The recent scandal involving the desecration of a Libyan flag in Beirut and Libya’s subsequent refusal to participate in the League of Arab States’ summit in Lebanon has triggered a crisis in relations between the two countries, as influential Lebanese political party known as the Amal Movement continues to demand that Libya reveal the fate of its leader, Musa al-Sadr, and his two companions, who vanished in Tripoli decades ago.
Tensions between Libya and Lebanon have cast a spotlight on the fate of one of the sons of late Libyan leader Muammar Gaddafi, Hannibal Gaddafi, who has remained imprisoned in Lebanon since 2015, where he is charged with withholding information related to al-Sadr’s disappearance.
For the first time since he was incarcerated, Hannibal Gaddafi agreed to answer a few questions in an exclusive interview with Sputnik, which was conducted via his official representative Reem Youssef el Debri, revealing how he was kidnapped and what he really knows about the al-Sadr case.
Sputnik: Who kidnapped you in Syria and how?
Hannibal Gaddafi: I was kidnapped in Syria by an armed gang on 6 December 2015. I was illegally moved from Syria to the Bekka region of Lebanon; the kidnappers used the lane reserved for the military in order to prevent the Syrians from searching their car. I was held there for a week; they tortured me both physically and mentally in an attempt to force me to divulge information related to the 1978 disappearance of Musa al-Sadr and his two companions — Sheikh Muhammad Yaacoub, whose son orchestrated my kidnapping, and Abbas Badreddine.
Sputnik: You were detained in Lebanon on charges of withholding information on the Musa al-Sadr case. Is there any official investigation being conducted into this case, or court proceedings related to it? Do you actually possess any information related to the disappearance of Musa al-Sadr and his two companions?
In 1982 the case was submitted to the Lebanese Judicial Council. In 2008, my father, Muammar Gaddafi, was accused of kidnapping Musa al-Sadr and his companions.
However, since 1981, I was never a part of this case, neither as a suspect nor as a witness or the accused.

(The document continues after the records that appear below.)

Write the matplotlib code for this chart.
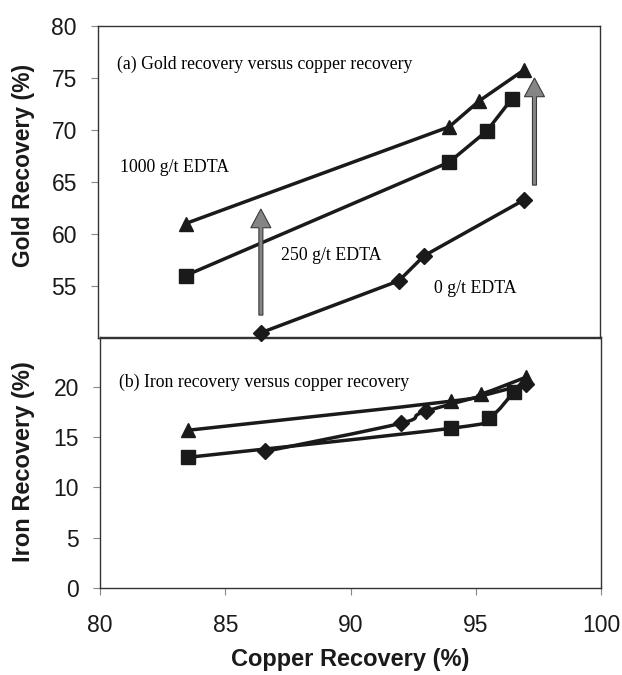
import numpy as np
import matplotlib
matplotlib.use("Agg")
import matplotlib.pyplot as plt
from matplotlib.path import Path
from matplotlib.patches import PathPatch

# ---- data ----
# (a) gold recovery vs copper recovery
cu_1000_a = [83.5, 94.0, 95.2, 97.0]
au_1000 = [61.0, 70.3, 72.8, 75.8]
cu_250_a = [83.5, 94.0, 95.5, 96.5]
au_250 = [56.0, 66.9, 69.9, 73.0]
cu_0_a = [86.5, 92.0, 93.0, 97.0]
au_0 = [50.5, 55.5, 57.9, 63.3]

# (b) iron recovery vs copper recovery
cu_1000_b = [83.5, 94.0, 95.2, 97.0]
fe_1000 = [15.7, 18.6, 19.3, 21.0]
cu_250_b = [83.5, 94.0, 95.5, 96.5]
fe_250 = [13.0, 15.9, 16.9, 19.5]
cu_0_b = [86.6, 92.0, 93.0, 97.0]
fe_0 = [13.6, 16.4, 17.6, 20.3]

# arrows in panel (a)
arrow_x = [86.5, 97.4]
arrow_y0 = [52.2, 64.7]
arrow_y1 = [62.4, 75.0]

gold_ticks = [55, 60, 65, 70, 75, 80]
iron_ticks = [0, 5, 10, 15, 20]
cu_ticks = [80, 85, 90, 95, 100]

INK = "#1a1a1a"
SANS = "Liberation Sans"
SERIF = "Liberation Serif"


def smooth_path(xs, ys):
    # catmull-rom style bezier through the points (like excel smoothed lines)
    pts = np.column_stack([xs, ys]).astype(float)
    n = len(pts)
    verts = [pts[0]]
    codes = [Path.MOVETO]
    for i in range(n - 1):
        p0 = pts[i - 1] if i > 0 else pts[i]
        p1 = pts[i]
        p2 = pts[i + 1]
        p3 = pts[i + 2] if i + 2 < n else pts[i + 1]
        c1 = p1 + (p2 - p0) / 6.0
        c2 = p2 - (p3 - p1) / 6.0
        verts += [c1, c2, p2]
        codes += [Path.CURVE4] * 3
    return Path(verts, codes)


def style_axis(ax):
    for s in ax.spines.values():
        s.set_color("#333333")
        s.set_linewidth(1.0)
    ax.tick_params(direction="out", length=5, width=0.8, color="#888888",
                   labelsize=16.5, labelcolor=INK, pad=10)
    for lab in ax.get_xticklabels() + ax.get_yticklabels():
        lab.set_fontfamily(SANS)


fig = plt.figure(figsize=(6.22, 6.75), dpi=100)
ax_a = fig.add_axes([0.1571, 0.4993, 0.8071, 0.4622])
ax_b = fig.add_axes([0.1608, 0.1293, 0.8060, 0.3714])
ax_a.set_zorder(2)
ax_a.patch.set_alpha(0)

# ---- panel (a) ----
ax_a.plot(cu_1000_a, au_1000, color=INK, lw=2.5, marker="^", ms=10,
          mfc=INK, mec=INK, zorder=3)
ax_a.plot(cu_250_a, au_250, color=INK, lw=2.5, marker="s", ms=9.5,
          mfc=INK, mec=INK, zorder=3)
ax_a.plot(cu_0_a, au_0, color=INK, lw=2.5, marker="D", ms=8,
          mfc=INK, mec=INK, zorder=3, clip_on=False)
for x, y0, y1 in zip(arrow_x, arrow_y0, arrow_y1):
    ax_a.arrow(x, y0, 0, y1 - y0, width=0.16, head_width=0.8, head_length=1.8,
               length_includes_head=True, fc="#858585", ec="#3a3a3a",
               lw=0.8, zorder=4)

ax_a.set_xlim(80, 100)
ax_a.set_ylim(50, 80)
ax_a.set_xticks([])
ax_a.set_yticks(gold_ticks)
style_axis(ax_a)

ax_a.text(80.75, 76.3, "(a) Gold recovery versus copper recovery",
          family=SERIF, fontsize=12.8, color="black", va="center")
ax_a.text(80.9, 66.4, "1000 g/t EDTA", family=SERIF, fontsize=12.8,
          color="black", va="center")
ax_a.text(87.3, 57.9, "250 g/t EDTA", family=SERIF, fontsize=12.8,
          color="black", va="center")
ax_a.text(93.4, 54.8, "0 g/t EDTA", family=SERIF, fontsize=12.8,
          color="black", va="center")

ax_a.set_ylabel("Gold Recovery (%)", family=SANS, fontsize=16.5,
                fontweight="bold", color=INK, va="center")
ax_a.yaxis.set_label_coords(-0.147, 0.554)

# ---- panel (b) ----
for xs, ys, mk, ms in [(cu_1000_b, fe_1000, "^", 10),
                       (cu_250_b, fe_250, "s", 9.5),
                       (cu_0_b, fe_0, "D", 8)]:
    ax_b.add_patch(PathPatch(smooth_path(xs, ys), fill=False, ec=INK,
                             lw=2.5, zorder=3))
    ax_b.plot(xs, ys, ls="none", marker=mk, ms=ms, mfc=INK, mec=INK,
              zorder=3)

ax_b.set_xlim(80, 100)
ax_b.set_ylim(0, 25)
ax_b.set_xticks(cu_ticks)
ax_b.set_yticks(iron_ticks)
style_axis(ax_b)
ax_b.tick_params(axis="x", pad=14)

ax_b.text(80.75, 20.5, "(b) Iron recovery versus copper recovery",
          family=SERIF, fontsize=12.8, color="black", va="center")

ax_b.set_ylabel("Iron Recovery (%)", family=SANS, fontsize=17,
                fontweight="bold", color=INK, va="center")
ax_b.yaxis.set_label_coords(-0.152, 0.501)
ax_b.set_xlabel("Copper Recovery (%)", family=SANS, fontsize=17,
                fontweight="bold", color=INK, va="center")
ax_b.xaxis.set_label_coords(0.5, -0.285)

fig.savefig("out.png", dpi=100)
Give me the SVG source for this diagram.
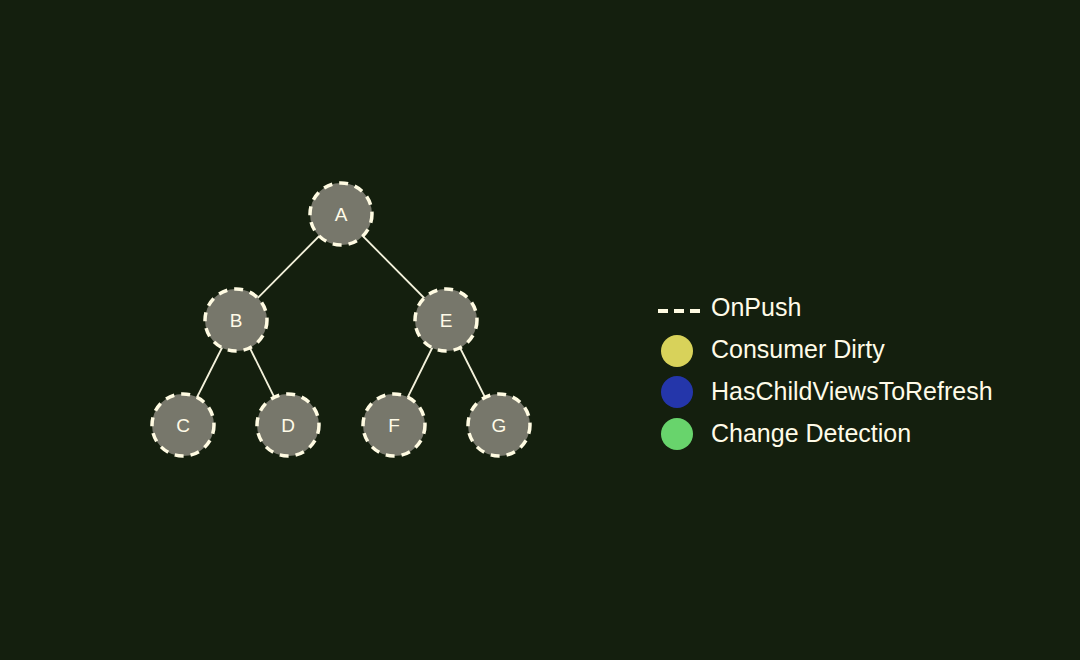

Therefore, my detention has nothing to do with this case; I was detained simply because I’m the son of Muammar Gaddafi.
After I told the judge in charge of the case that I have no information related to Musa al-Sadr’s disappearance, I was accused of withholding information related to the case. The thing is, I was only two years old when these events transpired in 1978.
Sputnik: Do your wife and children visit you? Where are they now?
Hannibal Gaddafi: No, so far they have been unable to visit me. I worry about them a lot. They are not safe in Syria due to the events taking place there, and no one can take care of them. They need their father.
Sputnik: What is your current physical condition and the state of your health?
Hannibal Gaddafi: My physical condition is unsatisfactory. I suffer from chest pains, respiratory insufficiency, pains in the small of my back, as well as from skin problems caused by the lack of sunlight. Also, I had my nose broken due to the beating I sustained during my kidnapping, and I have a haematoma which I also sustained back then.
I would like to note that I request the UN to send a team of doctors to visit me in prison so that they can officially ascertain my current condition.
Sputnik: What are your confinement conditions?
Hannibal Gaddafi: The conditions in the prison are unacceptable. Also, I’m not allowed to contact media, and everyone who visits me gets barred from entering Lebanon in the future.
Sputnik: Do you have any plans to participate in politics after your release?
Hannibal Gaddafi: It’s too early to talk about it. Right now I cannot speculate about this matter or make any decisions.
I would like to point out that while working in Libya, I never held any positions in the security services – I was just an adviser on cargo shipping.
We also count on Russia’s greater role, as a great power, in dealing with injustices like this. I thank Russia for its efforts aimed at facilitating my release.